Rows from a dataset of charts and code

+---+

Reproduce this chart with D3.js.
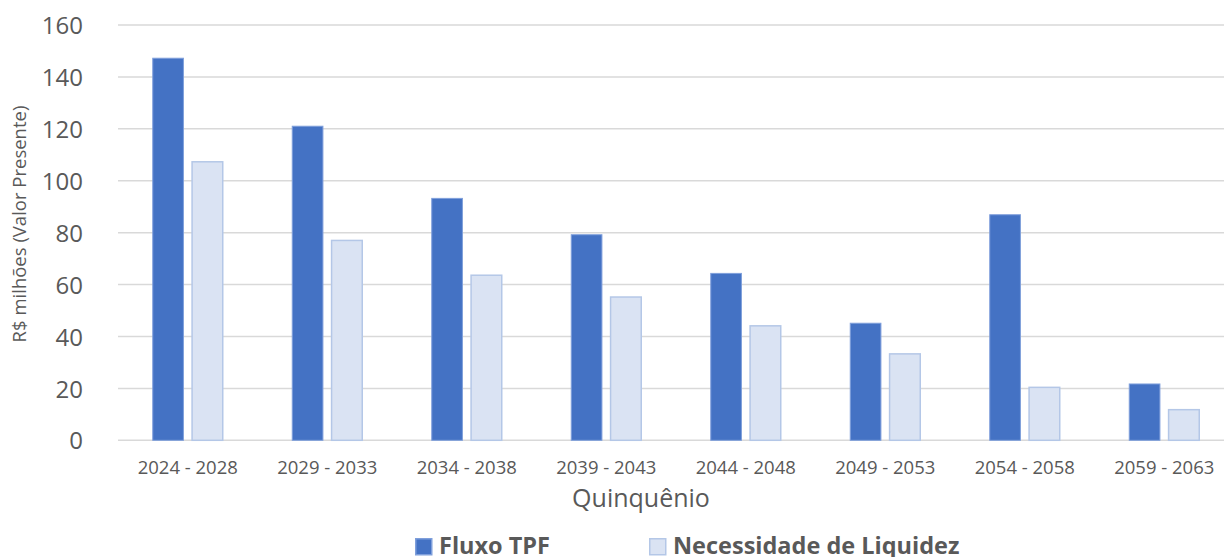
<!DOCTYPE html>
<html>
<head>
<meta charset="utf-8">
<script src="https://cdn.jsdelivr.net/npm/d3@7"></script>
<style>
  body { margin: 0; background: #fff; }
  svg { display: block; font-family: "Open Sans", sans-serif; }
</style>
</head>
<body>
<svg id="chart" width="1224" height="557"></svg>
<script>
// data
var categories = ["2024 - 2028", "2029 - 2033", "2034 - 2038", "2039 - 2043",
                  "2044 - 2048", "2049 - 2053", "2054 - 2058", "2059 - 2063"];
var seriesNames = ["Fluxo TPF", "Necessidade de Liquidez"];
var fluxoTPF = [147.2, 121.0, 93.2, 79.2, 64.3, 45.1, 86.9, 21.7];
var necessidade = [107.3, 77.0, 63.6, 55.2, 44.1, 33.3, 20.4, 11.8];
var yTicks = [0, 20, 40, 60, 80, 100, 120, 140, 160];

var colors = { "Fluxo TPF": "#4472c4", "Necessidade de Liquidez": "#dae3f3" };
var strokes = { "Fluxo TPF": "#7f9fdb", "Necessidade de Liquidez": "#b4c7e7" };

var svg = d3.select("#chart"),
    plotLeft = 118, plotRight = 1234, plotTop = 25, plotBottom = 440.3,
    textColor = "#595959", gridColor = "#d9d9d9";

var x0 = d3.scaleBand().domain(categories).range([plotLeft, plotRight]).padding(0);
var x1 = d3.scaleBand().domain(seriesNames).range([-35, 35]).paddingInner(0.22);
var y = d3.scaleLinear().domain([0, 160]).range([plotBottom, plotTop]);

var rows = categories.map(function(c, i) {
  return { cat: c, values: [
    { name: seriesNames[0], v: fluxoTPF[i] },
    { name: seriesNames[1], v: necessidade[i] }
  ]};
});

// grid lines
svg.append("g")
  .selectAll("line")
  .data(yTicks)
  .enter().append("line")
  .attr("x1", plotLeft).attr("x2", 1224)
  .attr("y1", function(d) { return y(d); })
  .attr("y2", function(d) { return y(d); })
  .attr("stroke", gridColor)
  .attr("stroke-width", 1.5);

// y axis labels
var yAxis = svg.append("g")
  .attr("transform", "translate(" + (plotLeft - 35) + ",0)")
  .call(d3.axisLeft(y).tickValues(yTicks).tickSize(0).tickPadding(0));
yAxis.select(".domain").remove();
yAxis.selectAll("text")
  .attr("fill", textColor)
  .attr("font-size", "24px")
  .attr("font-family", "Open Sans")
  .attr("dy", "0.36em");

// bars
var groups = svg.append("g")
  .selectAll("g")
  .data(rows)
  .enter().append("g")
  .attr("transform", function(d) { return "translate(" + (x0(d.cat) + x0.bandwidth() / 2) + ",0)"; });

groups.selectAll("rect")
  .data(function(d) { return d.values; })
  .enter().append("rect")
  .attr("x", function(d) { return x1(d.name); })
  .attr("width", x1.bandwidth())
  .attr("y", function(d) { return y(d.v); })
  .attr("height", function(d) { return y(0) - y(d.v); })
  .attr("fill", function(d) { return colors[d.name]; })
  .attr("stroke", function(d) { return strokes[d.name]; })
  .attr("stroke-width", function(d) { return d.name === seriesNames[1] ? 1.5 : 1; });

// x axis
var xAxis = svg.append("g")
  .attr("transform", "translate(0," + plotBottom + ")")
  .call(d3.axisBottom(x0).tickSize(0).tickPadding(0));
xAxis.select(".domain").remove();
xAxis.selectAll("text")
  .attr("fill", textColor)
  .attr("font-size", "18.5px")
  .attr("font-family", "Open Sans")
  .attr("dy", "34px");

// axis titles
svg.append("text")
  .attr("x", 641).attr("y", 507)
  .attr("text-anchor", "middle")
  .attr("fill", textColor)
  .attr("font-size", "25px")
  .text("Quinquênio");

svg.append("text")
  .attr("transform", "translate(26,224) rotate(-90)")
  .attr("text-anchor", "middle")
  .attr("fill", textColor)
  .attr("font-size", "18.5px")
  .text("R$ milhões (Valor Presente)");

// legend
var legendX = [415, 649];
var legend = svg.append("g")
  .selectAll("g")
  .data(seriesNames)
  .enter().append("g")
  .attr("transform", function(d, i) { return "translate(" + legendX[i] + ",538)"; });

legend.append("rect")
  .attr("x", 0.75).attr("y", 0.75)
  .attr("width", 16).attr("height", 16)
  .attr("fill", function(d) { return colors[d]; })
  .attr("stroke", function(d) { return strokes[d]; })
  .attr("stroke-width", 1.5);

legend.append("text")
  .attr("x", 24).attr("y", 16)
  .attr("fill", textColor)
  .attr("font-size", "23.5px")
  .attr("font-weight", "bold")
  .text(function(d) { return d; });
</script>
</body>
</html>
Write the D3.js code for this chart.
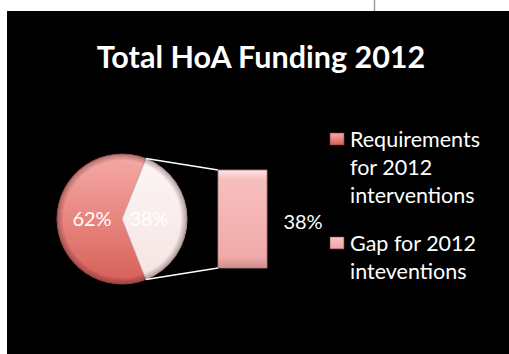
<!DOCTYPE html>
<html>
<head>
<meta charset="utf-8">
<script src="https://cdn.jsdelivr.net/npm/d3@7"></script>
<style>
  body { margin: 0; background: #fff; }
  text { font-family: Lato, "Open Sans", sans-serif; }
</style>
</head>
<body>
<div id="chart"></div>
<script>
const width = 509, height = 354

// data
const categories = ["Requirements for 2012 interventions", "Gap for 2012 inteventions"]
const legendLines = [["Requirements", "for 2012", "interventions"], ["Gap for 2012", "inteventions"]]
const values = [62, 38]
const title = "Total HoA Funding 2012"

const svg = d3.select("#chart").append("svg")
  .attr("width", width)
  .attr("height", height)

const cx = 122, cy = 219, r = 65

const defs = svg.append("defs")

const g1 = defs.append("linearGradient").attr("id", "red").attr("x1", 0).attr("y1", 0).attr("x2", 0).attr("y2", 1)
g1.append("stop").attr("offset", "0%").attr("stop-color", "#f4aaa6")
g1.append("stop").attr("offset", "50%").attr("stop-color", "#e8857f")
g1.append("stop").attr("offset", "100%").attr("stop-color", "#d65f58")

const g2 = defs.append("linearGradient").attr("id", "white").attr("x1", 0).attr("y1", 0).attr("x2", 0).attr("y2", 1)
g2.append("stop").attr("offset", "0%").attr("stop-color", "#fdf5f5")
g2.append("stop").attr("offset", "100%").attr("stop-color", "#f6e4e4")

const g3 = defs.append("linearGradient").attr("id", "pink").attr("x1", 0).attr("y1", 0).attr("x2", 0).attr("y2", 1)
g3.append("stop").attr("offset", "0%").attr("stop-color", "#fde6e6")
g3.append("stop").attr("offset", "9%").attr("stop-color", "#f7bfbf")
g3.append("stop").attr("offset", "88%").attr("stop-color", "#f0aaa9")
g3.append("stop").attr("offset", "100%").attr("stop-color", "#cf908f")

// darker rim round the pie (coords of the pie group)
const rim = defs.append("radialGradient").attr("id", "rim").attr("gradientUnits", "userSpaceOnUse")
  .attr("cx", 0).attr("cy", 0).attr("r", r)
rim.append("stop").attr("offset", "0%").attr("stop-color", "#000").attr("stop-opacity", 0)
rim.append("stop").attr("offset", "90%").attr("stop-color", "#000").attr("stop-opacity", 0)
rim.append("stop").attr("offset", "100%").attr("stop-color", "#401010").attr("stop-opacity", 0.35)

// background panel
svg.append("rect").attr("x", 7).attr("y", 11).attr("width", width - 7).attr("height", height - 11).attr("fill", "#000")
svg.append("line").attr("x1", 374.5).attr("x2", 374.5).attr("y1", 0).attr("y2", 11)
  .attr("stroke", "#a0a0a0").attr("stroke-width", 1.5)

svg.append("text")
  .attr("x", 261).attr("y", 68)
  .attr("text-anchor", "middle")
  .attr("fill", "#fff")
  .attr("font-weight", "bold")
  .attr("font-size", 30.5)
  .text(title)

// pie
const total = d3.sum(values)
const gapShare = values[1] / total
const pie = d3.pie().sort(null)
  .startAngle(Math.PI / 2 + Math.PI * gapShare)
  .endAngle(Math.PI / 2 + Math.PI * gapShare + 2 * Math.PI)
const arcs = pie(values)
const arc = d3.arc().innerRadius(0).outerRadius(r)
const fills = ["url(#red)", "url(#white)"]

const pg = svg.append("g").attr("transform", `translate(${cx},${cy})`)
pg.selectAll("path.slice")
  .data(arcs)
  .enter().append("path")
    .attr("class", "slice")
    .attr("d", arc)
    .attr("fill", (d, i) => fills[i])
    .attr("stroke", (d, i) => i === 0 ? "#b85a55" : "#cbb9b9")
    .attr("stroke-width", 0.8)

pg.selectAll("path.rim")
  .data(arcs)
  .enter().append("path")
    .attr("class", "rim")
    .attr("d", arc)
    .attr("fill", "url(#rim)")

pg.selectAll("text")
  .data(arcs)
  .enter().append("text")
    .attr("x", (d, i) => i === 0 ? -30 : 27)
    .attr("y", 0)
    .attr("dy", "0.35em")
    .attr("text-anchor", "middle")
    .attr("fill", "#fff")
    .attr("font-size", 20)
    .text(d => Math.round(d.value / total * 100) + "%")

// bar of pie
const y = d3.scaleLinear().domain([0, values[1]]).range([268, 170])
const x = d3.scaleBand().domain([categories[1]]).range([218, 267])

// connector lines from slice edge to bar corners
const gapArc = arcs[1]
const pt = a => [cx + r * Math.sin(a), cy - r * Math.cos(a)]
const pTop = pt(gapArc.startAngle), pBot = pt(gapArc.endAngle)
svg.append("line").attr("x1", pTop[0]).attr("y1", pTop[1]).attr("x2", x(categories[1])).attr("y2", y(values[1]))
  .attr("stroke", "#fff").attr("stroke-width", 1.5)
svg.append("line").attr("x1", pBot[0]).attr("y1", pBot[1]).attr("x2", x(categories[1])).attr("y2", y(0))
  .attr("stroke", "#fff").attr("stroke-width", 1.5)

svg.append("rect")
  .attr("x", x(categories[1]))
  .attr("y", y(values[1]))
  .attr("width", x.bandwidth())
  .attr("height", y(0) - y(values[1]))
  .attr("fill", "url(#pink)")
  .attr("stroke", "#b07a7a").attr("stroke-width", 0.8)

svg.append("text")
  .attr("x", 303).attr("y", 222)
  .attr("dy", "0.35em")
  .attr("text-anchor", "middle")
  .attr("fill", "#fff")
  .attr("font-size", 20)
  .text(values[1] + "%")

// legend
const legendFills = ["url(#red)", "url(#pink)"]
const legendY = [133, 237]
const legend = svg.append("g")
legendLines.forEach((lines, i) => {
  legend.append("rect")
    .attr("x", 330).attr("y", legendY[i])
    .attr("width", 14).attr("height", 12)
    .attr("fill", legendFills[i])
    .attr("stroke", "#7a3a3a").attr("stroke-width", 0.6)
  lines.forEach((t, j) => {
    legend.append("text")
      .attr("x", 350).attr("y", legendY[i] + 14 + j * 28)
      .attr("fill", "#fff")
      .attr("font-size", 21.5)
      .text(t)
  })
})
</script>
</body>
</html>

+---+

TASK DETAILS - Which lines contain "this"? Copy each of them.

FINAL ANSWER -
Reproduce this chart with D3.js.
Write the D3.js code for this chart.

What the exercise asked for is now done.